_What the task asks_
Find the string "this" in the listing and report every line that has it.

--- START The input ---

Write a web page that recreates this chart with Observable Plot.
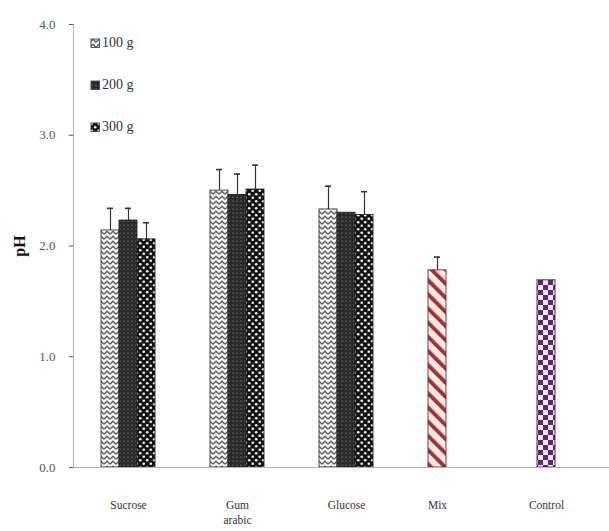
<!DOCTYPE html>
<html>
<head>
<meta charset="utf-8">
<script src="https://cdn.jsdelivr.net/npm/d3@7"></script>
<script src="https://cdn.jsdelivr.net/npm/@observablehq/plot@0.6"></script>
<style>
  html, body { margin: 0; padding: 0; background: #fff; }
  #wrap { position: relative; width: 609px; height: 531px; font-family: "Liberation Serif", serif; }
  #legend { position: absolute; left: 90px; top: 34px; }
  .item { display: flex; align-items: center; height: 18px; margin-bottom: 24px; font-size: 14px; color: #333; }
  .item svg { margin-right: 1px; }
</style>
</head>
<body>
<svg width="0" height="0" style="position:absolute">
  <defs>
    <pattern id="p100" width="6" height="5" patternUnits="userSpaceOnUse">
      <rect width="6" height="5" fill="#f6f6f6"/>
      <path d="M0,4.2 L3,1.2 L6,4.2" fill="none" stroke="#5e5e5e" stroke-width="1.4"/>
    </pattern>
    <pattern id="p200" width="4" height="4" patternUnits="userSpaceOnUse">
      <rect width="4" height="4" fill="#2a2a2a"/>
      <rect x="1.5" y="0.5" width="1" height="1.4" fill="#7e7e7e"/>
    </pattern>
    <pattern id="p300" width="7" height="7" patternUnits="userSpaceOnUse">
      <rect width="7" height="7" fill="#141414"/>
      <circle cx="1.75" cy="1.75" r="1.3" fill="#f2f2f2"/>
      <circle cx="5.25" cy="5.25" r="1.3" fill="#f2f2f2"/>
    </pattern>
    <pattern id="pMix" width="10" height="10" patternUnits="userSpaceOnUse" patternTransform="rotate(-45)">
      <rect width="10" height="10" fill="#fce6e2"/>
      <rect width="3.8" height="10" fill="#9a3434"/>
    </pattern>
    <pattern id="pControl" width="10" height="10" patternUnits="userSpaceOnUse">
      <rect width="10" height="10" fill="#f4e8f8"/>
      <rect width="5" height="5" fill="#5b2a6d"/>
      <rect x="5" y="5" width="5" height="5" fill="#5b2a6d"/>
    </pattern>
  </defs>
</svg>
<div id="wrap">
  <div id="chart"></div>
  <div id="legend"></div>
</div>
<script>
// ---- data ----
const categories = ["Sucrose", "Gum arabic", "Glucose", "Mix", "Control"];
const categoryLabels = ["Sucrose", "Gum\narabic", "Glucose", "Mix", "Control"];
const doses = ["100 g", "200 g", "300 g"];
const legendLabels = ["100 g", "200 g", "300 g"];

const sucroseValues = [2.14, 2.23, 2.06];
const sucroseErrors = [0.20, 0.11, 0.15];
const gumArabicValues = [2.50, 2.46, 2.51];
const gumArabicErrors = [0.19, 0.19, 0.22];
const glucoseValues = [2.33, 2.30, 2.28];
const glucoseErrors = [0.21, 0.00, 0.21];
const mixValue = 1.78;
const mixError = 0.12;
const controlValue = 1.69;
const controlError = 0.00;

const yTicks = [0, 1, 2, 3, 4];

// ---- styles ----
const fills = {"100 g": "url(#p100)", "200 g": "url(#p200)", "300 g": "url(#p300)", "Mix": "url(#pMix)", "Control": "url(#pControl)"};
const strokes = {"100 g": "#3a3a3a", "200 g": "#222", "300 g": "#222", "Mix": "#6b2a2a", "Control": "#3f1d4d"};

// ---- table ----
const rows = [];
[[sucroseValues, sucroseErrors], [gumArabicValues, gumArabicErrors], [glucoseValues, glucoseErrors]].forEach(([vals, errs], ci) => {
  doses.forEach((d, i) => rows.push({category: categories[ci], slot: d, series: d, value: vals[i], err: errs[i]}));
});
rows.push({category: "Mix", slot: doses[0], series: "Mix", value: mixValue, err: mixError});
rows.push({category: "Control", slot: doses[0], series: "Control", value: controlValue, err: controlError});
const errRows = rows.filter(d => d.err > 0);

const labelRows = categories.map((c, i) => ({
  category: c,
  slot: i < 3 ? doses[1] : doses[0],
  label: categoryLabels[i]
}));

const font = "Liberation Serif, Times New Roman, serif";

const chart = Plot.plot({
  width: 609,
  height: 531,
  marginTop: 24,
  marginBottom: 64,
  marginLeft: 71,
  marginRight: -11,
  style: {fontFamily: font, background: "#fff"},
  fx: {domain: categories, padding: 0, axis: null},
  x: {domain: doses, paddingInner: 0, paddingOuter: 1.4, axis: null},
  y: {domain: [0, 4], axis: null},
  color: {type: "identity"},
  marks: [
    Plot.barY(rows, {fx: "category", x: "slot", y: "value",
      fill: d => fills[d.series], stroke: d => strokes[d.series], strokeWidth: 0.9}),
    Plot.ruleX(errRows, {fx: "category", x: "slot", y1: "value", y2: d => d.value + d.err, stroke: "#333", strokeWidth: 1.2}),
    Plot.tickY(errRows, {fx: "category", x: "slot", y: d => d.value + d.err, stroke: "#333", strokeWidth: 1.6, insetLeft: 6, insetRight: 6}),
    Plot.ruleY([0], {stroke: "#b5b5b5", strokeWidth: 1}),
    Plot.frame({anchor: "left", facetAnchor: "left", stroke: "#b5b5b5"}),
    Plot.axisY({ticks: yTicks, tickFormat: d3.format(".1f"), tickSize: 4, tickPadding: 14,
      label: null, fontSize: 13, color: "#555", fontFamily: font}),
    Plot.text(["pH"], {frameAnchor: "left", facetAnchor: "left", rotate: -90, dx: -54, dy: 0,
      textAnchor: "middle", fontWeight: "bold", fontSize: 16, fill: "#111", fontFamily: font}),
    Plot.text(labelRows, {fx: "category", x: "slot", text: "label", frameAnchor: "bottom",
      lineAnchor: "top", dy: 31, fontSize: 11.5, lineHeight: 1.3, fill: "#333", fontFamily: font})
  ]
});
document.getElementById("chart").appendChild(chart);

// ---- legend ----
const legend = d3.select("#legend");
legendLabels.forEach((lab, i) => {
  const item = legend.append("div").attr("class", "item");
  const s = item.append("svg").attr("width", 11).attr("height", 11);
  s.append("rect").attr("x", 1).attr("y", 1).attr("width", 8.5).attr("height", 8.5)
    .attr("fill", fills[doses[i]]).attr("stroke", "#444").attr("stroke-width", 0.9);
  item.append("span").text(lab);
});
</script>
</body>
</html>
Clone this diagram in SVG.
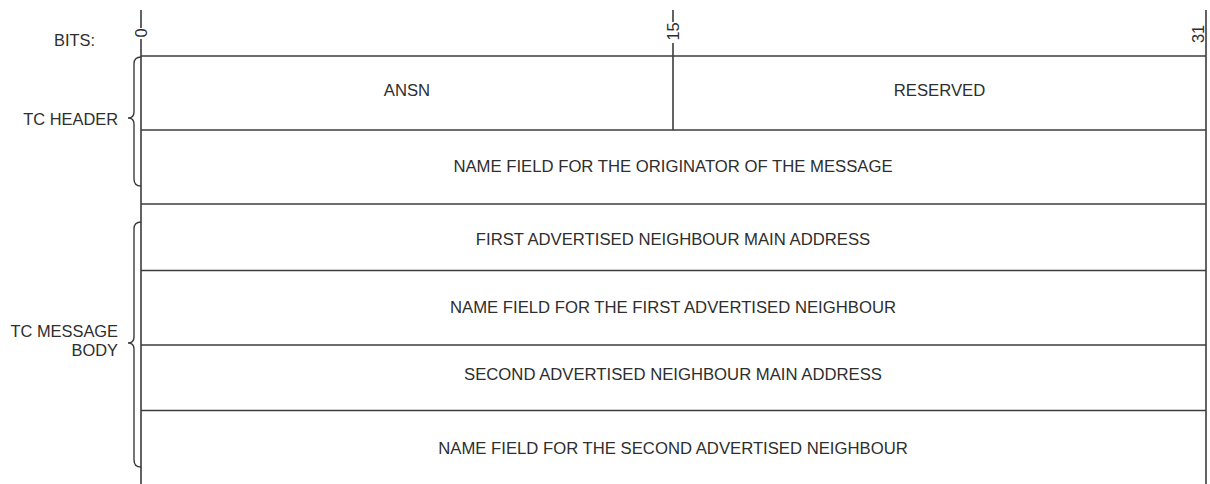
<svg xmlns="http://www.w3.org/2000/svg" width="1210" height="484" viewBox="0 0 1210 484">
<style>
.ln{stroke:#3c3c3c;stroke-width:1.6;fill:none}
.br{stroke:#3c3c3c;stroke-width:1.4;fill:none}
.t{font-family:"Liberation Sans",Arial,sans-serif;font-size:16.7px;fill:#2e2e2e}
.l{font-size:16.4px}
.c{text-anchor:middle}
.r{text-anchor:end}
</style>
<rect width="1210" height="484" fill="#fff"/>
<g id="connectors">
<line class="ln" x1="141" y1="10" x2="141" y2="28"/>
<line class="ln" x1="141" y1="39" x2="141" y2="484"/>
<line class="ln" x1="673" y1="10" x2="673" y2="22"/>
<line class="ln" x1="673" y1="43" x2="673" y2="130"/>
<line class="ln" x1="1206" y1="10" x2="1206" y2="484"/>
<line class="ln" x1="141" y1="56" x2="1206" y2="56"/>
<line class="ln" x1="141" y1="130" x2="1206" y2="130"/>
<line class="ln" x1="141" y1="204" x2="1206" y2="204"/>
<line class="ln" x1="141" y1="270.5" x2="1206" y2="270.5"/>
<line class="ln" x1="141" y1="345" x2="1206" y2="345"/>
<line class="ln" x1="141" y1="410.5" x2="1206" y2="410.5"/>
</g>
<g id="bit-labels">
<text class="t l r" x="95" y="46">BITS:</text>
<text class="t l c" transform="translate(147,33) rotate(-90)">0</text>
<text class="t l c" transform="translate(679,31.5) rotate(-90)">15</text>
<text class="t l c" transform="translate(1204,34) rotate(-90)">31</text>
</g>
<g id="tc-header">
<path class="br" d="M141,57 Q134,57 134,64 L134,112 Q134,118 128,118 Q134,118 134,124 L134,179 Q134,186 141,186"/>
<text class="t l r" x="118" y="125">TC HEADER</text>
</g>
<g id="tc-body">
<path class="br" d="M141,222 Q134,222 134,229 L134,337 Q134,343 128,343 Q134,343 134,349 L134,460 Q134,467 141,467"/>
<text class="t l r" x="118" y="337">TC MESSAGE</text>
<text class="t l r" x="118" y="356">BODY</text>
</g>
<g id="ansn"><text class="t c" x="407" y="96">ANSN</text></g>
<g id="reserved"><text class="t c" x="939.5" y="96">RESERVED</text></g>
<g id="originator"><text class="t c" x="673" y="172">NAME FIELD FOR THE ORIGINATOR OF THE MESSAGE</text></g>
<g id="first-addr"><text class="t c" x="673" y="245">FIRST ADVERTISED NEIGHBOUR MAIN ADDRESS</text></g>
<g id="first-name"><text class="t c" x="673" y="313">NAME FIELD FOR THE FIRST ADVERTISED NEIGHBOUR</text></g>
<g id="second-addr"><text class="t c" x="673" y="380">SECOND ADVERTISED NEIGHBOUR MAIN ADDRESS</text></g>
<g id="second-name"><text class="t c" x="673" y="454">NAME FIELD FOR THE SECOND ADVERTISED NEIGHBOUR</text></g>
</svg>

--- END The input ---

_Reply_
Write a web page that recreates this chart with Observable Plot.
Clone this diagram in SVG.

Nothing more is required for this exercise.